In un articolo pubblicato sul Financial Times e poi ripreso da molti giornali e siti, Noah Harari, attualmente docente di World History e processi macrostorici all’Università ebraica di Gerusalemme, arriva ad affermare, fra l’altro: «La coalizione al potere in Israele è guidata da zeloti messianici che credono in un’ideologia di supremazia ebraica. Questa ideologia pretende di annettere a Israele i Territori palestinesi occupati senza concedere la cittadinanza ai palestinesi e, infine, sogna di costruire un nuovo Tempio ebraico al posto della Moschea di al-Aqsa».
Molti israeliani che protestano affermano di farlo anche per motivi non collegati alla riforma della Giustizia: per la difesa dei diritti delle donne, della comunità LGBT+ o della popolazione arabo-israeliana.

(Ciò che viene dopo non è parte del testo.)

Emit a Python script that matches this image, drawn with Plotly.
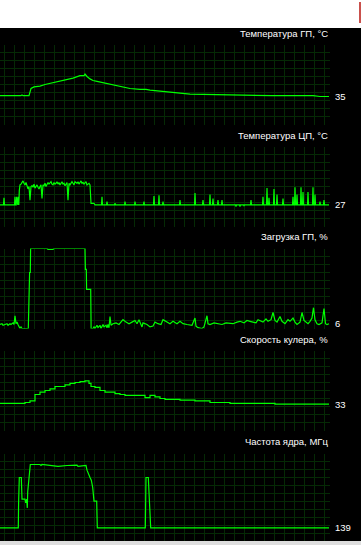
import plotly.graph_objects as go

W, H = 361, 545

# ---------------- data (x = sample index, one per pixel column) ----------------
gpu_temp_t = [0, 21, 22, 23, 29, 30, 31, 34, 40, 45, 52, 58, 65, 73, 80, 84, 85, 87, 90, 93,
              97, 107, 115, 123, 130, 140, 146, 150, 157, 175, 190, 230, 265, 272, 313, 320, 329]
gpu_temp_v = [36, 36, 37, 36, 36, 43, 45, 47, 48, 50, 52, 54, 56, 58, 61, 61, 63, 60, 57, 55,
              54, 51, 49, 47, 45, 44, 44, 43, 42, 40, 38, 37, 36, 36, 36, 35, 35]

cpu_temp_t = [0, 3.5, 4, 4.5, 14.5, 15, 15.5, 16.2, 16.7, 17.2, 17.8, 18.3, 18.8, 19.3,
              20, 21, 22, 23, 24, 25, 26, 27, 28, 29, 30, 31, 32, 33, 34, 35, 36, 37, 38, 39,
              40, 41, 42, 43, 44, 45, 46, 47, 48, 49, 50, 51, 52, 53, 54, 55, 56, 57, 58, 59,
              60, 61, 62, 63, 64, 65, 66, 67, 68, 69, 70, 71, 72, 73, 74, 75, 76, 77, 78, 79,
              80, 81, 82, 83, 84, 85, 86, 87, 88, 89, 90, 91, 94, 95]
cpu_temp_v = [27, 27, 36, 27, 27, 37, 27, 27, 37, 27, 27, 37, 27, 45,
              52, 53, 56, 57, 54, 52, 55, 52, 47, 50, 33, 50, 51, 49, 53, 48, 51, 52, 49, 47,
              50, 52, 35, 52, 51, 54, 50, 52, 55, 53, 54, 56, 53, 52, 55, 53, 54, 56, 53, 55,
              52, 54, 56, 53, 54, 51, 53, 55, 33, 54, 52, 55, 56, 54, 52, 56, 55, 54, 56, 53,
              55, 57, 54, 55, 53, 54, 56, 52, 53, 54, 52, 29, 29, 27]
cpu_base = 27
cpu_spike_t = [102, 107, 115, 125, 135, 144, 154, 159, 163, 180, 195, 203, 210, 213, 218, 222,
               236, 240, 244, 251, 263, 267, 269, 274, 277, 283, 293, 295, 297, 301, 303, 308,
               313, 315, 320, 324]
cpu_spike_v = [37, 31, 29, 31, 31, 31, 38, 39, 31, 33, 42, 33, 40, 35, 33, 33,
               25, 25, 26, 33, 37, 48, 36, 47, 40, 35, 37, 49, 40, 49, 43, 43,
               49, 40, 31, 33]
cpu_end_t = 329

gpu_load_t = [0, 2, 3, 5, 7, 8, 10, 11, 13, 14, 15, 16, 17, 18, 19, 20, 21, 22, 28.3, 28.6,
              29.3, 29.6, 30.3, 30.6, 47, 48, 50, 53, 54, 85, 85.4, 86.3, 86.6, 90.7, 91.1, 93,
              94, 95, 97, 98, 100, 101, 103, 104, 106, 107, 108, 109, 110, 111, 113, 116, 119,
              123, 126, 129, 132, 135, 137, 139, 142, 143, 147, 150, 153, 155, 158, 161, 163,
              167, 170, 173, 177, 180, 183, 187, 192, 195, 196, 198, 202, 204, 207, 208, 210,
              214, 218, 222, 226, 230, 233, 237, 240, 244, 247, 250, 253, 256, 258, 261, 263,
              266, 268, 271, 273, 275, 277, 280, 282, 285, 288, 290, 293, 295, 297, 300, 302,
              304, 306, 308, 310, 312, 313.5, 315, 317, 319, 322, 324, 325.5, 327, 329]
gpu_load_v = [5, 6, 4, 5, 6, 4, 6, 5, 7, 5, 16, 6, 8, 5, 3, 0, 2, 0, 0, 17,
              17, 70, 70, 100, 100, 99, 99, 99, 100, 100, 74, 74, 49, 49, 0, 0,
              2, 0, 4, 1, 4, 0, 5, 2, 4, 1, 5, 1, 15, 4, 6, 7, 5,
              11, 8, 6, 8, 10, 6, 11, 2, 7, 5, 2, 3, 8, 6, 5, 11,
              8, 6, 9, 6, 9, 6, 5, 4, 13, 3, 1, 0, 2, 16, 6, 5,
              7, 6, 5, 7, 6, 6, 8, 9, 7, 10, 9, 8, 7, 11, 9, 8,
              12, 9, 11, 20, 10, 8, 15, 9, 6, 11, 9, 13, 8, 5, 8, 20,
              10, 8, 6, 9, 13, 26, 11, 6, 5, 7, 25, 6, 5, 6]

fan_t = [0, 25, 30, 35, 40, 45, 50, 55, 65, 70, 75, 80, 85, 89, 91, 95, 100, 105, 115, 120,
         125, 145, 150, 155, 160, 165, 180, 195, 210, 230, 275, 329]
fan_v = [34, 35, 37, 45, 48, 50, 52, 55, 57, 59, 60, 61, 62, 59, 55, 54, 50, 48, 46, 45,
         44, 41, 44, 42, 40, 39, 38, 37, 35, 34, 33, 33]

clock_t = [0, 18.3, 18.6, 19.3, 21.3, 21.7, 22, 25, 25.7, 26.7, 27.3, 27.7, 28.7, 29.3, 30.3,
           40, 41, 42, 57, 58, 67, 77, 78, 86, 87, 88.7, 90, 91.3, 92.7, 94, 96.7, 97, 97.3,
           145.3, 145.7, 146, 148.3, 149, 150, 150.7, 329]
clock_v = [139, 139, 765, 1400, 1400, 1100, 857, 857, 765, 857, 640, 1040, 1400, 1558, 1725,
           1725, 1700, 1725, 1700, 1680, 1700, 1710, 1680, 1700, 1583, 1458, 1400, 1333, 1150,
           810, 810, 458, 139, 139, 750, 1400, 1400, 1100, 458, 139, 139]

titles = ["Температура ГП, °C", "Температура ЦП, °C", "Загрузка ГП, %",
          "Скорость кулера, %", "Частота ядра, МГц"]
value_ranges = [(0, 100), (0, 100), (0, 100), (0, 100), (0, 2000)]

# build CPU series (plateau + single-sample spikes on the idle baseline)
cpu_x = list(cpu_temp_t)
cpu_y = list(cpu_temp_v)
for st, sv in zip(cpu_spike_t, cpu_spike_v):
    cpu_x += [st - 0.5, st, st + 0.5]
    cpu_y += [cpu_base, sv, cpu_base]
cpu_x.append(cpu_end_t)
cpu_y.append(cpu_base)

series = [
    (gpu_temp_t, gpu_temp_v, "linear"),
    (cpu_x, cpu_y, "linear"),
    (gpu_load_t, gpu_load_v, "linear"),
    (fan_t, fan_v, "hv"),
    (clock_t, clock_v, "linear"),
]

# ---------------- layout geometry (pixels) ----------------
grid_top = [44.5, 146.5, 248.5, 350.5, 453.5]
grid_h = 80.0
dom_bottom = [124.5, 226.5, 328.5, 430.5, 541.0]
title_y = [33.5, 135.5, 237.0, 339.5, 441.5]
plot_right = 330.0
GRID = "#052a05"
LINE = "#00ff00"
FONT = "Liberation Sans, Arial, sans-serif"

fig = go.Figure()
layout = dict(
    width=W, height=H, margin=dict(l=0, r=0, t=0, b=0),
    paper_bgcolor="#000000", plot_bgcolor="#000000",
    showlegend=False, annotations=[], shapes=[],
)

for i, ((xs, ys, shp), title, (lo, hi)) in enumerate(zip(series, titles, value_ranges)):
    n = "" if i == 0 else str(i + 1)
    per_px = (hi - lo) / grid_h
    rng_lo = lo - (dom_bottom[i] - (grid_top[i] + grid_h)) * per_px
    fig.add_trace(go.Scatter(
        x=xs, y=ys, mode="lines", line=dict(color=LINE, width=1.2, shape=shp),
        xaxis="x" + n, yaxis="y" + n, hoverinfo="skip",
    ))
    layout["xaxis" + n] = dict(
        domain=[0, plot_right / W], range=[0, plot_right], anchor="y" + n,
        showgrid=True, gridcolor=GRID, gridwidth=1, tick0=4.5, dtick=10,
        showticklabels=False, ticks="", zeroline=False, showline=False, fixedrange=True,
    )
    layout["yaxis" + n] = dict(
        domain=[1 - dom_bottom[i] / H, 1 - grid_top[i] / H], range=[rng_lo, hi],
        anchor="x" + n, showgrid=True, gridcolor=GRID, gridwidth=1, tick0=lo,
        dtick=(hi - lo) / 10, showticklabels=False, ticks="", zeroline=False,
        showline=False, fixedrange=True,
    )
    layout["annotations"].append(dict(
        text=title, xref="paper", yref="paper", x=plot_right / W, y=1 - title_y[i] / H,
        xanchor="right", yanchor="middle", showarrow=False,
        font=dict(family=FONT, size=9.5, color="#ffffff"),
    ))
    layout["annotations"].append(dict(
        text=str(int(round(ys[-1]))), xref="paper", yref="y" + n, x=333 / W, y=ys[-1],
        xanchor="left", yanchor="middle", showarrow=False,
        font=dict(family=FONT, size=9.5, color="#ffffff"),
    ))

# window chrome: white strip at top, red marker, grey strip at bottom
layout["shapes"] += [
    dict(type="rect", xref="paper", yref="paper", x0=0, x1=1, y0=1 - 28 / H, y1=1,
         fillcolor="#ffffff", line=dict(width=0), layer="above"),
    dict(type="rect", xref="paper", yref="paper", x0=359 / W, x1=1, y0=1 - 23 / H,
         y1=1 - 2 / H, fillcolor="#c9504c", line=dict(width=0), layer="above"),
    dict(type="rect", xref="paper", yref="paper", x0=0, x1=1, y0=0, y1=4 / H,
         fillcolor="#dedede", line=dict(width=0), layer="above"),
]

fig.update_layout(**layout)
fig.write_html("out.html", config={"displayModeBar": False})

Ma c’è un altro aspetto sociale, fra i molti del conflitto civile in atto, che tocca la sicurezza e preoccupa non poco anche analisti e politici a livello internazionale. Così lo sintetizza Claudio Fontana nella newsletter di oasiscenter.eu del 28 luglio scorso: «… all’indomani del voto, sono proseguiti gli scioperi: migliaia di medici si sono astenuti dal lavoro, mentre i sindacati minacciano uno sciopero generale… Il problema più impellente riguarda i riservisti dell’esercito… Prima del voto di lunedì [24 luglio], 11 mila riservisti avevano dichiarato che si sarebbero dimessi se la riforma fosse stata approvata… Vi è poi… il capitolo dei riservisti dell’aviazione: circa 500 avevano minacciato dimissioni, e in questo caso il danno per la sicurezza israeliana sarebbe perfino maggiore perché molti dei piloti più esperti si trovano proprio tra i riservisti».